● DESCRIPTION OF THE TASK:
Read the lines that follow and pick out every one containing the word "React".

══════

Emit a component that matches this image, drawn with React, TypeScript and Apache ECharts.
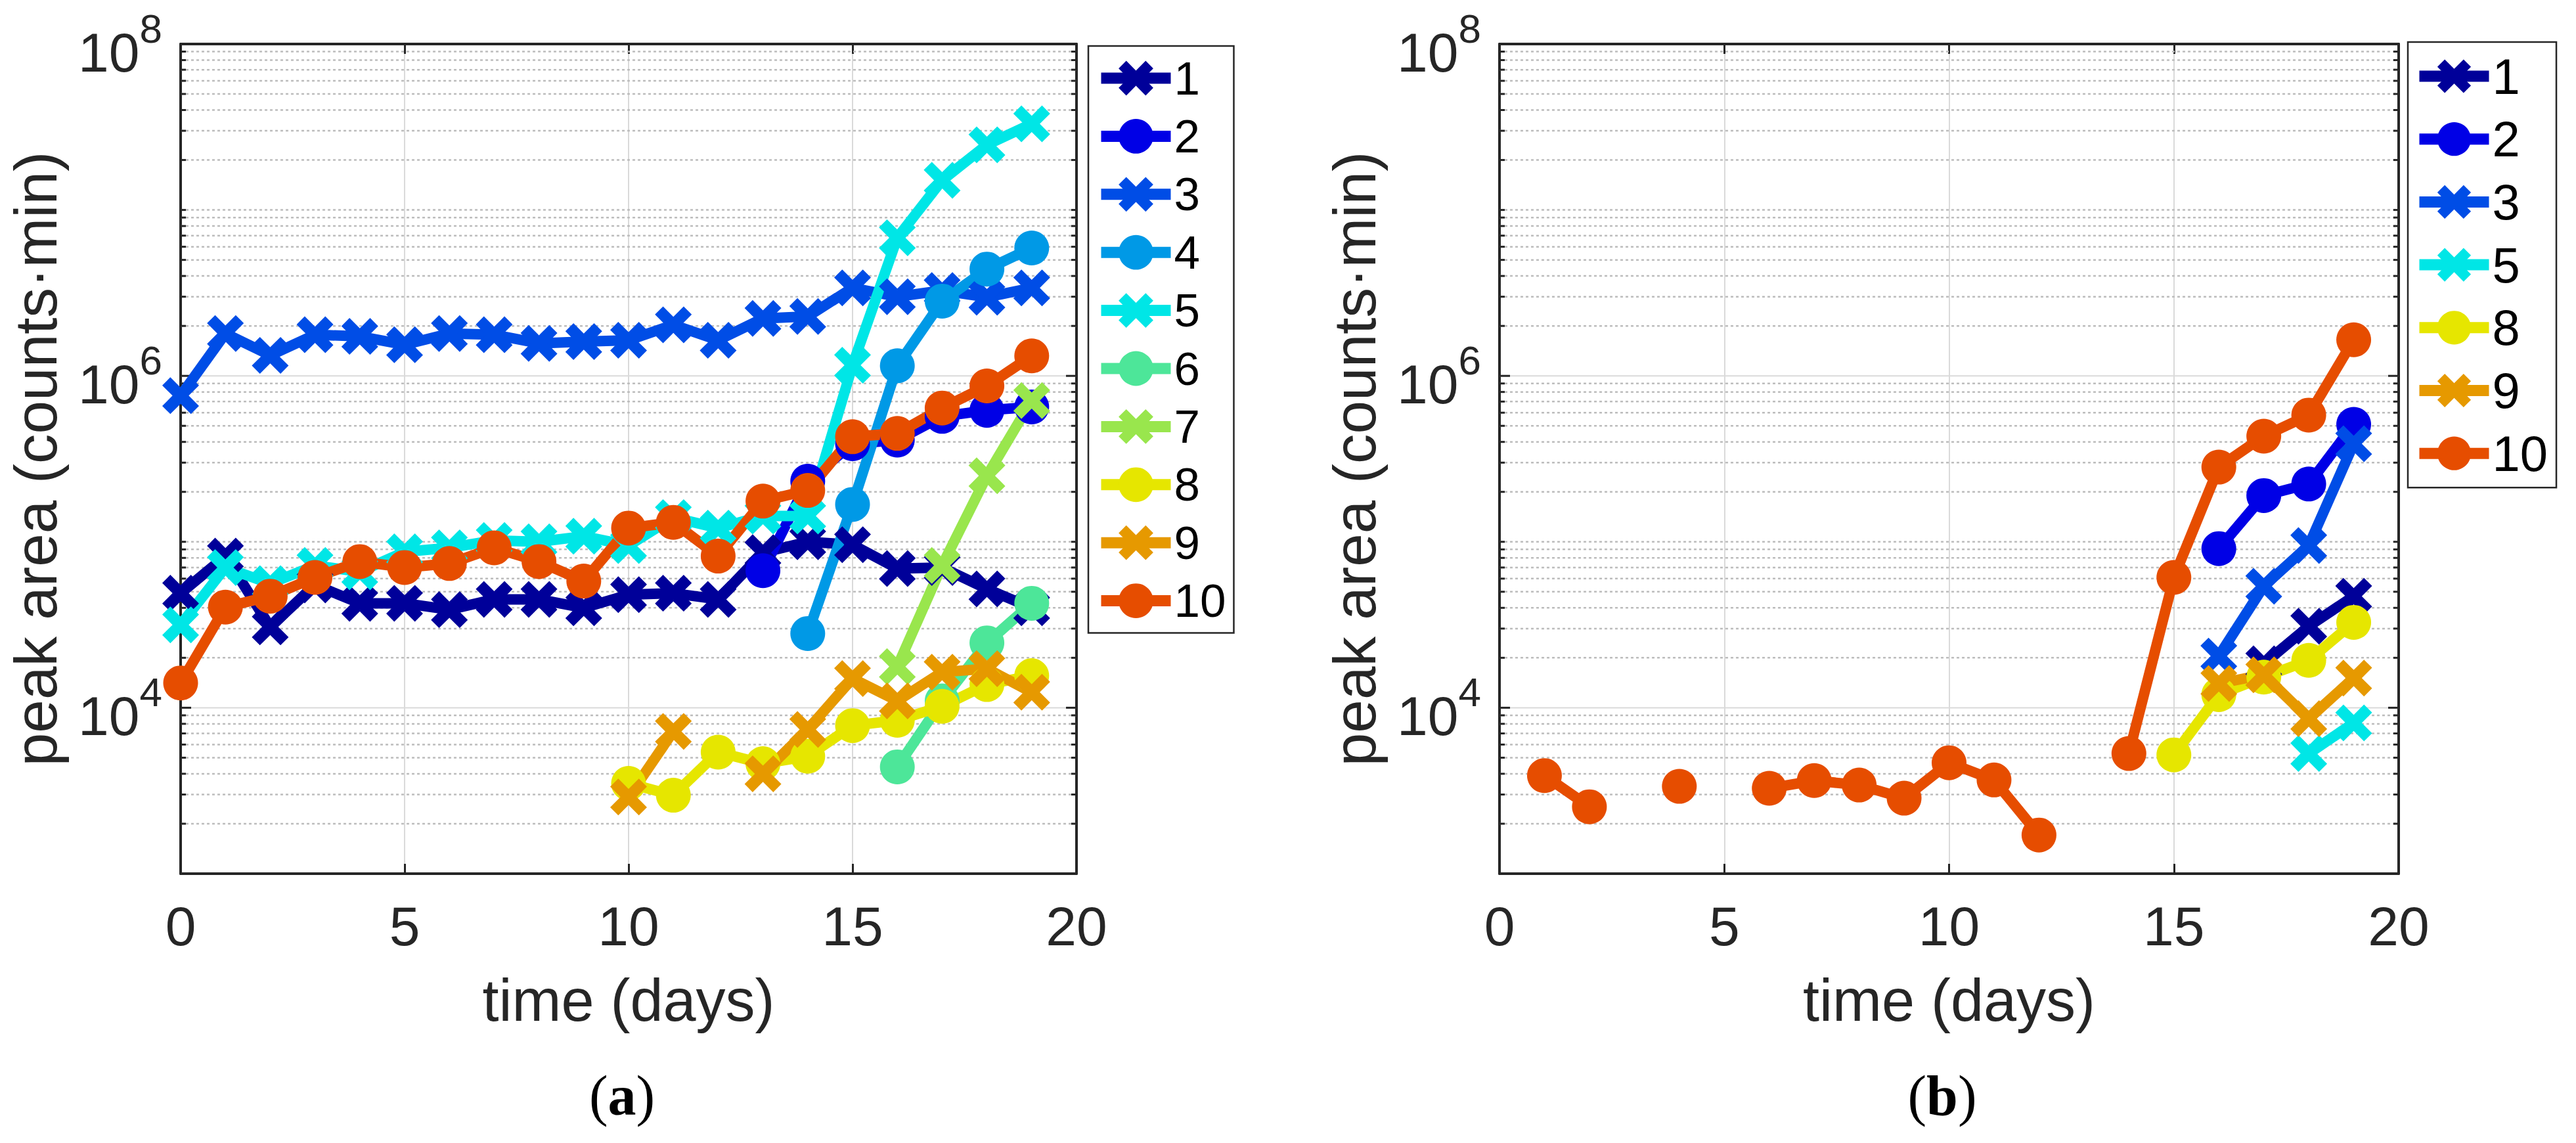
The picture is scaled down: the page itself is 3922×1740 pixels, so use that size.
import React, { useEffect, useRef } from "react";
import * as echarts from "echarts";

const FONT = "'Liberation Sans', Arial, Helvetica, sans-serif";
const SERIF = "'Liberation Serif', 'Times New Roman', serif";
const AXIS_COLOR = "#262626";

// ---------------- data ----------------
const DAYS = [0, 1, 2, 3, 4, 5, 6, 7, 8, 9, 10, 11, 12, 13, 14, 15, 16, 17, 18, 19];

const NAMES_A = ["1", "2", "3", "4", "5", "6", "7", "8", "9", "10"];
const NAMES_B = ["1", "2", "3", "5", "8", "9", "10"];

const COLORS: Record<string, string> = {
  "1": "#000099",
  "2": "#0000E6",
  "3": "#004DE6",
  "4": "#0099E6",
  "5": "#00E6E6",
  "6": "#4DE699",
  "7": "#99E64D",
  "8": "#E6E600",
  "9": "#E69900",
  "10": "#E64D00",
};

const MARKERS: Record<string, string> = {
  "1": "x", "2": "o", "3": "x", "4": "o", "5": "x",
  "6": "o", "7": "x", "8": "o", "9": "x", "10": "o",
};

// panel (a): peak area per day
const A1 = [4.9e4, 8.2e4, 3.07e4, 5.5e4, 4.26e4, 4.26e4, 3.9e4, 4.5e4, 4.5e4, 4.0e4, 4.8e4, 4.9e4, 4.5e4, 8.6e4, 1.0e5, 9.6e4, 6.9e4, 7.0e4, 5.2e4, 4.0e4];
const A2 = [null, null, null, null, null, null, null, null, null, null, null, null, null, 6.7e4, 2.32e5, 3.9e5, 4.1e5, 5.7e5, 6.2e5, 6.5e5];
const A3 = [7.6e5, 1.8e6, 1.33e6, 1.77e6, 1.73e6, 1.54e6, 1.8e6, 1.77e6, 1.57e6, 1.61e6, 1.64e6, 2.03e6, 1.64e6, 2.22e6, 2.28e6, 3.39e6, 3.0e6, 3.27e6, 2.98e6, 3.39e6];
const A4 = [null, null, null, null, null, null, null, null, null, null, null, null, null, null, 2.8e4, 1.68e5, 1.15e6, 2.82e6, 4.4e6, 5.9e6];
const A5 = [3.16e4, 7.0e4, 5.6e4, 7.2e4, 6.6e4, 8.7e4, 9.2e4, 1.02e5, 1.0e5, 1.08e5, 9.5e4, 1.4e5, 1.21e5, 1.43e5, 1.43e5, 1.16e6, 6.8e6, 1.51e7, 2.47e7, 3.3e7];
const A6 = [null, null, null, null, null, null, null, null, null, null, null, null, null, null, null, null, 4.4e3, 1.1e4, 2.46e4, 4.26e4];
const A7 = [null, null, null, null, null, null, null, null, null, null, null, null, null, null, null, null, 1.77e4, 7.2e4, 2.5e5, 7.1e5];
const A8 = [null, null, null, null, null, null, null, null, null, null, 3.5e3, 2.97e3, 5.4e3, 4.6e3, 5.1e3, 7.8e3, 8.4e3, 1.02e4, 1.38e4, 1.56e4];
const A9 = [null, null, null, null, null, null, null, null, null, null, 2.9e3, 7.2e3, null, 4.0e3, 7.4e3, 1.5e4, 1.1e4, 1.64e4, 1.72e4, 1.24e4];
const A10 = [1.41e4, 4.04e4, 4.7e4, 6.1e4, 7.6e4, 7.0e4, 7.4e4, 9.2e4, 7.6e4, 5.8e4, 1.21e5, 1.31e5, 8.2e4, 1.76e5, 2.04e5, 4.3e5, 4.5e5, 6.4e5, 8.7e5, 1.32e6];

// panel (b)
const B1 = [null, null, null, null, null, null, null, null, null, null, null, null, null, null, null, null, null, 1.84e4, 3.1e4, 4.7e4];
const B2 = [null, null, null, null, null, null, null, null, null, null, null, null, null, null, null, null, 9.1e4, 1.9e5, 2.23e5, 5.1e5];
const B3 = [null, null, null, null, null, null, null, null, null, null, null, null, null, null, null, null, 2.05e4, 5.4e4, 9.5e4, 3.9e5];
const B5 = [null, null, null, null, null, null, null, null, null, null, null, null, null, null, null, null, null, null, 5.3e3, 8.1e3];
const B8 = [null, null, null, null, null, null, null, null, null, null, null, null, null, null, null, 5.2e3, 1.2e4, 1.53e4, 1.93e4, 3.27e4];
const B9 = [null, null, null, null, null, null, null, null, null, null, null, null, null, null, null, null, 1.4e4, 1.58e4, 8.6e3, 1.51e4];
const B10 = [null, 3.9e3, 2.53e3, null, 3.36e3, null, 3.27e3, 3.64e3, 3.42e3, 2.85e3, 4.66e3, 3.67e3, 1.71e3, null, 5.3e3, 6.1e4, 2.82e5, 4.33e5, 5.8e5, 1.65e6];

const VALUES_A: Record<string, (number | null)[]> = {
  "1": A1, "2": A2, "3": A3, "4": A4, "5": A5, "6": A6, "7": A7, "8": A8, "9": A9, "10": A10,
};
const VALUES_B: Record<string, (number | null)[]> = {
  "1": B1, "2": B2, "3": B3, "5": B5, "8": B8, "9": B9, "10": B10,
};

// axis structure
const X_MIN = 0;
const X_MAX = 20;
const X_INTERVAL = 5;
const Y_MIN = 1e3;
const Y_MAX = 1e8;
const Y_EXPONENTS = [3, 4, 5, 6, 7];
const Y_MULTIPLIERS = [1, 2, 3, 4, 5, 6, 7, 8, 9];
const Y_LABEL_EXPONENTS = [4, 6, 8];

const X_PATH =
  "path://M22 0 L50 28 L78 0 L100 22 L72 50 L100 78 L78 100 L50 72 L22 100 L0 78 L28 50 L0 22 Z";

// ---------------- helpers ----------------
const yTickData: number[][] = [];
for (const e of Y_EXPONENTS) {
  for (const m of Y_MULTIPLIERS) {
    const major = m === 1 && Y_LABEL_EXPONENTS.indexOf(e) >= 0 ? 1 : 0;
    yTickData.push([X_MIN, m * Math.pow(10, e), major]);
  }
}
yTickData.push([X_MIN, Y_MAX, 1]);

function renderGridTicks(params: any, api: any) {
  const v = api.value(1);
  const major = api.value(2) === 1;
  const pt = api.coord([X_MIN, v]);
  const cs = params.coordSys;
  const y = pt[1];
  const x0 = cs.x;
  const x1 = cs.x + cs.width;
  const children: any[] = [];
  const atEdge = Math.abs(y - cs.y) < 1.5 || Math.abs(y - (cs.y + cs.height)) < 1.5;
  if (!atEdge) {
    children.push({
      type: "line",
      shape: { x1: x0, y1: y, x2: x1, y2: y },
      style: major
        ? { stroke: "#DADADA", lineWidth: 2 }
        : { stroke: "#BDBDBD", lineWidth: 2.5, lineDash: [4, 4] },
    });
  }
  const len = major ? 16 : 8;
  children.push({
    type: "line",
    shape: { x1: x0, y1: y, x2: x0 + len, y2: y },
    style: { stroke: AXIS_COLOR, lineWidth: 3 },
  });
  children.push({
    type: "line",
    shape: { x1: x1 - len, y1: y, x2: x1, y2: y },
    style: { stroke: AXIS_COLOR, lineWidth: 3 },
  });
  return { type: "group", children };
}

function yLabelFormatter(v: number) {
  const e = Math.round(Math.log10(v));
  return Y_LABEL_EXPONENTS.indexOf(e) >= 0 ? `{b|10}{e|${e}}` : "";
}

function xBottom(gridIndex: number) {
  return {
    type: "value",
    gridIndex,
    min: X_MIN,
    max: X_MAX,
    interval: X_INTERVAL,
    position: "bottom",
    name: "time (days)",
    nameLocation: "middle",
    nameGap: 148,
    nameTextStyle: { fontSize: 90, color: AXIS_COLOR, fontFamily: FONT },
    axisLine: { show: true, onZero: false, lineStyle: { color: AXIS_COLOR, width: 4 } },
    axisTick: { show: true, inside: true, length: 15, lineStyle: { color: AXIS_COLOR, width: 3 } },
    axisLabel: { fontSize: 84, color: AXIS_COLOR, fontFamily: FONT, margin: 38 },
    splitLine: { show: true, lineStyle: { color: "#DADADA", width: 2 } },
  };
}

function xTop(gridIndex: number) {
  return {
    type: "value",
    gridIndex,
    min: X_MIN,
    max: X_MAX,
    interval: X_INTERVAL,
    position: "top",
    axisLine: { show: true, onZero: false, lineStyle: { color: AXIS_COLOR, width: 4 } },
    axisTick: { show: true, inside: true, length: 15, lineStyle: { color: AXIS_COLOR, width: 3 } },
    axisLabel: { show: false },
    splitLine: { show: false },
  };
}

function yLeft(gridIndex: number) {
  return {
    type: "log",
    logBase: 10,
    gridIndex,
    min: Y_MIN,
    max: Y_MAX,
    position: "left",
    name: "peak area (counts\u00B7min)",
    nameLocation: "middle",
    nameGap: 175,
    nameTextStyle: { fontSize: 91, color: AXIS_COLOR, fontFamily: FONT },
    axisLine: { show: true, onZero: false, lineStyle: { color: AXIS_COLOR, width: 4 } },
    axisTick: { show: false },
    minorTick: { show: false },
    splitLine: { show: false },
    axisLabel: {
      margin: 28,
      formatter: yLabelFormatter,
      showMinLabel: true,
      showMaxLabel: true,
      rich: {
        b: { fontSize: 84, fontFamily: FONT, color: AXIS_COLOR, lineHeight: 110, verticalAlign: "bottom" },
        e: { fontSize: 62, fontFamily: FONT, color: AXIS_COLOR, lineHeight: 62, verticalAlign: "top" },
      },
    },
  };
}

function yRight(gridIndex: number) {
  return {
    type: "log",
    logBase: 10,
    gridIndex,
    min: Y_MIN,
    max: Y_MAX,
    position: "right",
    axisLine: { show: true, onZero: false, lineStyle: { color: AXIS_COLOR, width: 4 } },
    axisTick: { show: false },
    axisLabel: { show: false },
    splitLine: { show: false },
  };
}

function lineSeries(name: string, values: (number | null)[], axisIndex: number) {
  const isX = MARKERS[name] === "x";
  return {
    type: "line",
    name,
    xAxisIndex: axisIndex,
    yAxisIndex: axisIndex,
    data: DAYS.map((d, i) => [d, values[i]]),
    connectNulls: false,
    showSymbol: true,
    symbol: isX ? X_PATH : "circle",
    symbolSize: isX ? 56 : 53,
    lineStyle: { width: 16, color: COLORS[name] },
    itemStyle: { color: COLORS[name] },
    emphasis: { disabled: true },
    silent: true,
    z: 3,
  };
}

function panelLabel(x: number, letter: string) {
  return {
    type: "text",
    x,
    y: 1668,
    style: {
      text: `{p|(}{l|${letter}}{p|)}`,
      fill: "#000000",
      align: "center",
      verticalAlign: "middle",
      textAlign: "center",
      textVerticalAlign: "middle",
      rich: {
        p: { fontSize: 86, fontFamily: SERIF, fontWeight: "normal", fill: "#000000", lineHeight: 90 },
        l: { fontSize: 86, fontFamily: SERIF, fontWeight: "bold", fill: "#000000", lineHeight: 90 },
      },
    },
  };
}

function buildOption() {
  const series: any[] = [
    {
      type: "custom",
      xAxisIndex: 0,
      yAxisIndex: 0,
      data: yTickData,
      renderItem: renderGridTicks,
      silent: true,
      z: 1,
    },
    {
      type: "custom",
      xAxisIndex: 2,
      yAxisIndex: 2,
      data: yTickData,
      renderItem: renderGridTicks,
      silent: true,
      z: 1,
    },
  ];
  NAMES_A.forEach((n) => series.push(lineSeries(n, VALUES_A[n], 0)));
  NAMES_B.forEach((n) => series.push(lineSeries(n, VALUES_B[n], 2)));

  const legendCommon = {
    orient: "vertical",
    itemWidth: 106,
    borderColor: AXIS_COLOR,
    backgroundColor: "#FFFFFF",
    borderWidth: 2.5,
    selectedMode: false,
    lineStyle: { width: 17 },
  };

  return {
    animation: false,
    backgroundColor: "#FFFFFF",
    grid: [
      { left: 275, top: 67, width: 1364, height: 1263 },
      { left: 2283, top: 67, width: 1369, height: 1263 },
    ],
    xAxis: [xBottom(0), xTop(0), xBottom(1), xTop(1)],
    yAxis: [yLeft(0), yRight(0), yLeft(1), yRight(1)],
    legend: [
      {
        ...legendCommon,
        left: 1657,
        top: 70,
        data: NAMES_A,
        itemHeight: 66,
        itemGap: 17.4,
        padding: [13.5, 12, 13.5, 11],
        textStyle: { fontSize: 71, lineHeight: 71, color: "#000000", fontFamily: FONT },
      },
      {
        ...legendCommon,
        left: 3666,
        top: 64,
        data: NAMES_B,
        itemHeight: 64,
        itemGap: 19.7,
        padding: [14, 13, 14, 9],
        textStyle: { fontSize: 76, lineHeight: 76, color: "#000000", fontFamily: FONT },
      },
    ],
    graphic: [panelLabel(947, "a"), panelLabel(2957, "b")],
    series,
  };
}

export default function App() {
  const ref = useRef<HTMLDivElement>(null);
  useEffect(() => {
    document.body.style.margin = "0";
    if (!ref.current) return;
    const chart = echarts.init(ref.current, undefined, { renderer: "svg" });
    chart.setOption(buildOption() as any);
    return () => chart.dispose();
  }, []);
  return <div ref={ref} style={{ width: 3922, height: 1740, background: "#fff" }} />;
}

══════

● RESPONSE TO THE EXERCISE:
Emit a component that matches this image, drawn with React, TypeScript and Apache ECharts.
import React, { useEffect, useRef } from "react";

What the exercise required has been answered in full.